American solar-installation companies have denounced the move to slap new duties on Taiwanese-manufactured components. That’s because they rely on cheap Asian manufacturers to help keep the price of solar arrays low.
“Just this past week, the U.S. Trade Representative publicly condemned the protectionist solar policies of India because, in his words, protectionist policies would ‘actually impede India’s deployment of solar energy by raising its cost,'” said Jigar Shah, president of the Coalition for Affordable Solar Energy. “By raising the cost of solar for American homeowners, SolarWorld is poised to inflict critical damage on an industry which last year added more than 20,000 solar installation, sales, and distribution jobs to the U.S. economy.”

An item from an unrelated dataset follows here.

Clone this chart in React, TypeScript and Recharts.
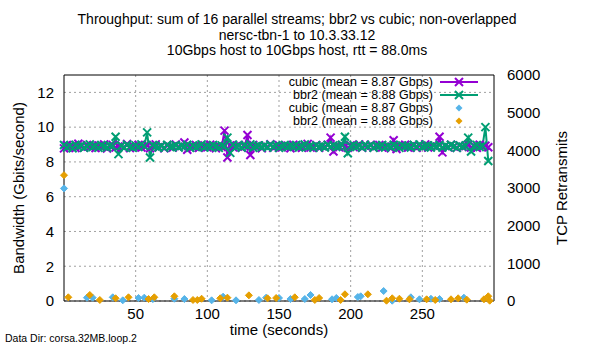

American solar-panel manufacturers have a different perspective, as you might expect. The dispute puts the U.S. government in a tight spot — is it best to protect panel installers or panel manufacturers? The New Republic recently explained the dilemma:
If the administration doesn’t ratchet up tariffs on Chinese solar makers, it will be accused of speeding the demise of what little solar-panel manufacturing remains in the U.S. That will further erode the administration’s claims that clean energy would bring the country lots of “green” manufacturing jobs. But if the administration ultimately imposes hefty new tariffs on imported Chinese panels … the price of solar power across the country could rise, slowing the advance of a fast-growing, though still niche, green energy source. And that would hurt the firms that are succeeding best in the U.S. solar business today — not those making the panels, but those bolting them onto American rooftops.
Whatever happens, it would be nice to at least see the U.S. show as much sympathy for solar manufacturers in impoverished India as it shows for its own.